Roller Coaster Tycoon 2 (RCT2) represents a huge part of my childhood. It was the only game I've ever played in the morning before I went to school. The micromanagement of the theme parks I had created was incredibly compelling and always kept me coming back for more. RCT2 was a PC game and can be best described as football manager for theme parks. The game presented players with various theme parks and objectives that players had to achieve such as accumulating a certain amount of visitors or ensuring all guests had a certain satisfaction rating. Of course, achieving these goals allowed you to progress in the game and unlock new parks but this wasn't the main reason why I loved the game.
Lets get one thing clear, I'm scared of roller coasters. I like theme parks but not roller coasters. I've been to Alton Towers and Disney World but I downright refuse to ride a roller coaster, yet I am still fascinated by them. I suppose it's quite similar to the pleasure you might get from watching Saw; you enjoy it but you wouldn't want to be in that situation yourself.

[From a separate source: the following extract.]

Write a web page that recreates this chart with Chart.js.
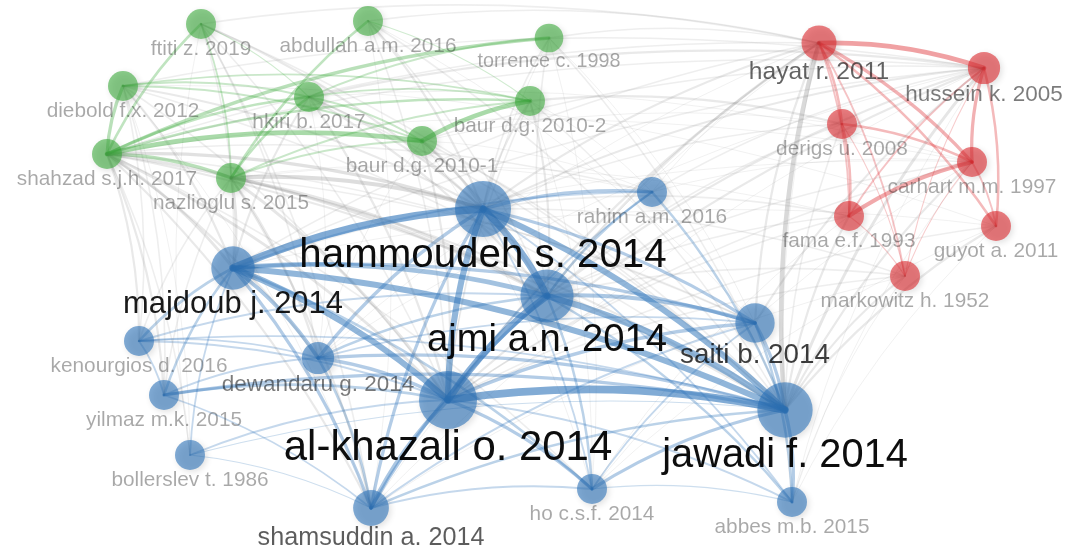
<!DOCTYPE html>
<html>
<head>
<meta charset="utf-8">
<script src="https://cdn.jsdelivr.net/npm/chart.js@4.4.1/dist/chart.umd.min.js"></script>
<style>
  html, body { margin: 0; padding: 0; background: #fff; }
  #wrap { width: 1065px; height: 551px; }
</style>
</head>
<body>
<div id="wrap"><canvas id="network"></canvas></div>
<script>
// co-citation map (VOSviewer style), map units = layout space
const labels = [
  "ftiti z. 2019", "abdullah a.m. 2016", "torrence c. 1998", "diebold f.x. 2012",
  "hkiri b. 2017", "baur d.g. 2010-2", "baur d.g. 2010-1", "shahzad s.j.h. 2017",
  "nazlioglu s. 2015", "hayat r. 2011", "hussein k. 2005", "derigs u. 2008",
  "carhart m.m. 1997", "fama e.f. 1993", "guyot a. 2011", "markowitz h. 1952",
  "hammoudeh s. 2014", "rahim a.m. 2016", "majdoub j. 2014", "ajmi a.n. 2014",
  "saiti b. 2014", "kenourgios d. 2016", "dewandaru g. 2014", "yilmaz m.k. 2015",
  "al-khazali o. 2014", "jawadi f. 2014", "bollerslev t. 1986", "shamsuddin a. 2014",
  "ho c.s.f. 2014", "abbes m.b. 2015"
];
const mapX = [201, 368, 549, 123, 309, 530, 422, 107, 231, 819, 984, 842, 972, 849, 996, 905,
              483, 652, 233, 547, 755, 139, 318, 164, 448, 785, 190, 371, 592, 792];
const mapY = [24, 21, 38, 86, 97, 101, 141, 154, 178, 43, 68, 124, 162, 216, 226, 276,
              209, 192, 268, 296, 323, 341, 358, 395, 400, 410, 455, 508, 489, 502];
const weights = [4, 4, 3, 4, 4, 4, 4, 4, 4, 9, 6, 4, 4, 4, 4, 4,
                 52, 4, 22, 44, 15, 4, 6, 4, 58, 50, 4, 10, 4, 4];
// 1 = blue, 2 = green, 3 = red
const clusters = [2, 2, 2, 2, 2, 2, 2, 2, 2, 3, 3, 3, 3, 3, 3, 3,
                  1, 1, 1, 1, 1, 1, 1, 1, 1, 1, 1, 1, 1, 1];
// [from, to, strength]
const links = [
  [16,18,10],[16,19,9],[16,24,8],[16,25,8],[18,19,6],[18,24,8],[18,25,8],[19,24,9],[19,25,8],[24,25,10],
  [16,20,4],[19,20,5],[24,20,4],[18,20,4],[20,25,4],
  [16,27,4],[24,27,5],[18,27,4],[19,27,4],[25,27,3],
  [22,16,4],[22,19,3],[22,24,4],[22,25,4],[18,22,5],
  [23,25,4],[23,24,3],[23,18,3],[23,22,2],[23,21,2],
  [24,28,4],[25,28,4],[19,28,3],[16,28,2],[18,28,3],[27,28,2],
  [25,29,4],[20,29,3],[19,29,3],[24,29,2],[16,29,2],[28,29,1],
  [17,16,4],[17,19,3],[17,25,3],[17,18,2],[17,24,2],
  [21,18,3],[21,24,2],[21,19,2],[21,25,2],
  [26,24,2],[26,18,2],[26,25,1],[26,27,1],
  [27,22,3],[27,23,2],[22,21,2],[28,20,2],[27,20,2],[22,20,2],
  [7,3,4],[7,4,3],[7,6,6],[7,5,3],[7,2,4],[7,8,4],[7,0,3],[8,1,3],[8,4,3],[6,5,6],
  [3,4,2],[3,6,2],[3,5,2],[4,5,2],[4,6,2],[8,6,2],[8,5,2],[4,2,2],[0,4,1],[1,5,1],[0,8,2],
  [9,10,6],[9,11,3],[9,12,4],[9,13,2],[9,15,2],[9,14,3],[10,12,4],[10,14,3],[10,13,2],
  [11,13,3],[11,12,3],[13,12,5],[12,14,2],[11,15,1],[13,15,1],[10,15,1],[12,15,1],
  [9,25,7],[8,16,6],[7,16,5],[7,24,4],[7,18,4],[7,19,4],[7,25,3],[8,24,4],[8,19,4],[8,25,3],
  [8,18,4],[6,16,4],[6,19,3],[5,16,3],[5,11,3],[10,4,3],[9,0,2],[9,1,2],[9,2,2],[10,3,2],
  [9,16,3],[9,19,3],[9,24,3],[10,25,4],[10,19,3],[10,16,3],[12,25,3],[13,25,3],[15,25,3],
  [11,25,2],[14,25,3],[9,20,3],[10,20,3],[13,16,2],[13,19,2],[12,24,2],[15,24,2],[15,19,2],
  [10,24,3],[9,18,2],[3,18,3],[3,16,3],[3,24,2],[0,16,3],[0,18,2],[0,24,2],[1,16,3],[1,24,2],
  [2,16,2],[2,19,2],[4,16,3],[4,19,3],[4,24,3],[4,18,3],[5,19,3],[5,24,2],[6,24,3],[6,25,2],
  [2,25,2],[7,21,3],[7,23,3],[7,22,3],[7,26,2],[7,27,3],[8,22,3],[8,27,3],[3,21,2],[3,23,2],
  [0,22,2],[0,27,2],[1,19,2],[7,20,2],[8,20,2],[7,28,2],[6,28,1],[5,25,2],[2,24,1],
  [9,7,2],[10,7,2],[12,7,1],[13,8,1],[10,6,2],[12,4,1],[14,3,1],[11,6,1],[15,16,2],[14,24,2],
  [12,19,2],[11,19,2],[13,24,2],[15,27,1],[14,28,1],[12,29,1],[10,29,1],[14,29,1],[13,28,1],
  [15,29,1],[11,16,2],[9,17,1],[10,17,2],[12,17,1],[3,27,1],[0,26,1],[3,26,1],[1,27,1],
  [2,28,1],[5,28,1],[17,5,1],[17,6,1],[17,7,2],[17,8,1],[2,20,1],[1,20,1],[0,25,2],[1,25,2],
  [4,25,2],[3,25,2],[8,23,2],[8,21,2],[6,22,1],[4,22,1],[9,22,1],[10,22,1],[10,18,2],
  [12,18,1],[14,18,1],[9,27,1],[10,27,1],[9,29,1],[12,28,1]
];

const clusterRgb = { 1: "45,115,185", 2: "60,170,60", 3: "220,40,45" };
const bend = 0.09;

function radius(w) { return 10 + 2.5 * Math.sqrt(w); }
function fontSize(w) { return 13.3 + 3.75 * Math.sqrt(w); }
function labelAlpha(w) {
  if (w <= 5) return 0.34;
  return Math.min(0.95, 0.1 + 0.17 * Math.sqrt(w));
}

// edges, drawn under the nodes
const linkLayer = {
  id: 'linkLayer',
  beforeDatasetsDraw(chart) {
    const ctx = chart.ctx;
    const xs = chart.scales.x, ys = chart.scales.y;
    const sorted = links.slice().sort((a, b) => a[2] - b[2]);
    ctx.save();
    ctx.lineCap = 'round';
    sorted.forEach(function (l) {
      let p = { x: xs.getPixelForValue(mapX[l[0]]), y: ys.getPixelForValue(mapY[l[0]]) };
      let q = { x: xs.getPixelForValue(mapX[l[1]]), y: ys.getPixelForValue(mapY[l[1]]) };
      if (p.x > q.x) { const t = p; p = q; q = t; }
      const dx = q.x - p.x, dy = q.y - p.y;
      const cx = (p.x + q.x) / 2 + dy * bend;
      const cy = (p.y + q.y) / 2 - dx * bend;
      const s = l[2];
      const same = clusters[l[0]] === clusters[l[1]];
      if (same) {
        ctx.strokeStyle = 'rgba(' + clusterRgb[clusters[l[0]]] + ',' + (0.2 + 0.04 * s) + ')';
        ctx.lineWidth = 0.4 + 0.72 * s;
      } else {
        ctx.strokeStyle = 'rgba(120,120,120,' + (0.07 + 0.03 * s) + ')';
        ctx.lineWidth = 0.4 + 0.6 * s;
      }
      ctx.beginPath();
      ctx.moveTo(p.x, p.y);
      ctx.quadraticCurveTo(cx, cy, q.x, q.y);
      ctx.stroke();
    });
    ctx.restore();
  }
};

const nodeShadow = {
  id: 'nodeShadow',
  beforeDatasetDraw(chart) {
    const ctx = chart.ctx;
    ctx.save();
    ctx.shadowColor = 'rgba(0,0,0,0.2)';
    ctx.shadowBlur = 6;
    ctx.shadowOffsetX = 2;
    ctx.shadowOffsetY = 2;
  },
  afterDatasetDraw(chart) {
    chart.ctx.restore();
  }
};

// labels on top of everything
const nodeLabels = {
  id: 'nodeLabels',
  afterDatasetsDraw(chart) {
    const ctx = chart.ctx;
    const items = [];
    chart.data.datasets.forEach(function (ds, di) {
      const meta = chart.getDatasetMeta(di);
      ds.data.forEach(function (d, j) {
        const el = meta.data[j];
        items.push({ i: d.i, x: el.x, y: el.y, r: d.r });
      });
    });
    items.sort((a, b) => weights[a.i] - weights[b.i]);
    ctx.save();
    ctx.textAlign = 'center';
    ctx.textBaseline = 'middle';
    items.forEach(function (it) {
      const w = weights[it.i];
      const fs = fontSize(w);
      ctx.font = fs.toFixed(1) + 'px "Liberation Sans", Arial, Helvetica, sans-serif';
      ctx.fillStyle = 'rgba(0,0,0,' + labelAlpha(w) + ')';
      ctx.fillText(labels[it.i], it.x, it.y + it.r + fs * 0.47);
    });
    ctx.restore();
  }
};

function clusterData(c) {
  const out = [];
  labels.forEach(function (lab, i) {
    if (clusters[i] === c) out.push({ x: mapX[i], y: mapY[i], r: radius(weights[i]), i: i });
  });
  return out;
}

const datasets = [1, 2, 3].map(function (c) {
  return {
    label: 'cluster ' + c,
    data: clusterData(c),
    backgroundColor: 'rgba(' + clusterRgb[c] + ',0.6)',
    borderWidth: 0,
    hoverBorderWidth: 0,
    clip: false
  };
});

new Chart(document.getElementById('network'), {
  type: 'bubble',
  data: { datasets: datasets },
  options: {
    responsive: true,
    maintainAspectRatio: false,
    animation: false,
    layout: { padding: 0, autoPadding: false },
    plugins: { legend: { display: false }, tooltip: { enabled: false } },
    scales: {
      x: { type: 'linear', min: 0, max: 1065, display: false },
      y: { type: 'linear', min: 0, max: 551, reverse: true, display: false }
    }
  },
  plugins: [linkLayer, nodeShadow, nodeLabels]
});
</script>
</body>
</html>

For me then, part of the appeal in RCT2 was the thrill I got from designing the scariest roller coasters possible with the incredibly deep roller coaster designer, the only limit was your imagination. It was even possible to build a roller coaster so scary that visitors would refuse to ride it, even if it was free! This discovery led to me calling it 'Chicken'.
Water rides could be created aswell
This is just one example of how you could just mess about with the game mechanics if you wanted to, leading to some hilarious outcomes. One of my favourites involves how I once built a large square patch of path for guests to walk onto after they had just come off a barf inducing roller coaster with only one entrance. The square was surrounded by a few drink stalls which sold drinks for free and toilets which I had priced at $500 to use. To make matters worse for the guests the only exit (also the entrance) was 'NO ENTRY'. The result was hundreds of guests constantly entering this hellish zone of sick and people wetting themselves. Evil but hilarious. Needless to say my guest satisfaction was very poor.
I wasn't always evil though, I worked hard to complete the different scenarios which was still lots of fun. However the only downside to the game was that every scenario was unlocked from the very beginning so the sense of progression wasn't there and it was quite easy to give up on a scenario as soon as it got too hard.
It didn't improve much on the first game but just offered a lot more content and a more robust rollercoaster designer. The only way I thought it could be improved was by having the ability to explore the parks in first person as one of the guests and go on the rides. This feature was implemented in RCT3 and was a perfect example of why developers should not always listen to fans demands. The graphics were cartoony and the experience of riding the rides lacked any thrill which unfortunately transpired onto the rest of the game.
RCT2 is part of my childhood. A great game in its own right and probably all the more memorable to me as it can be classed as my first gaming addiction.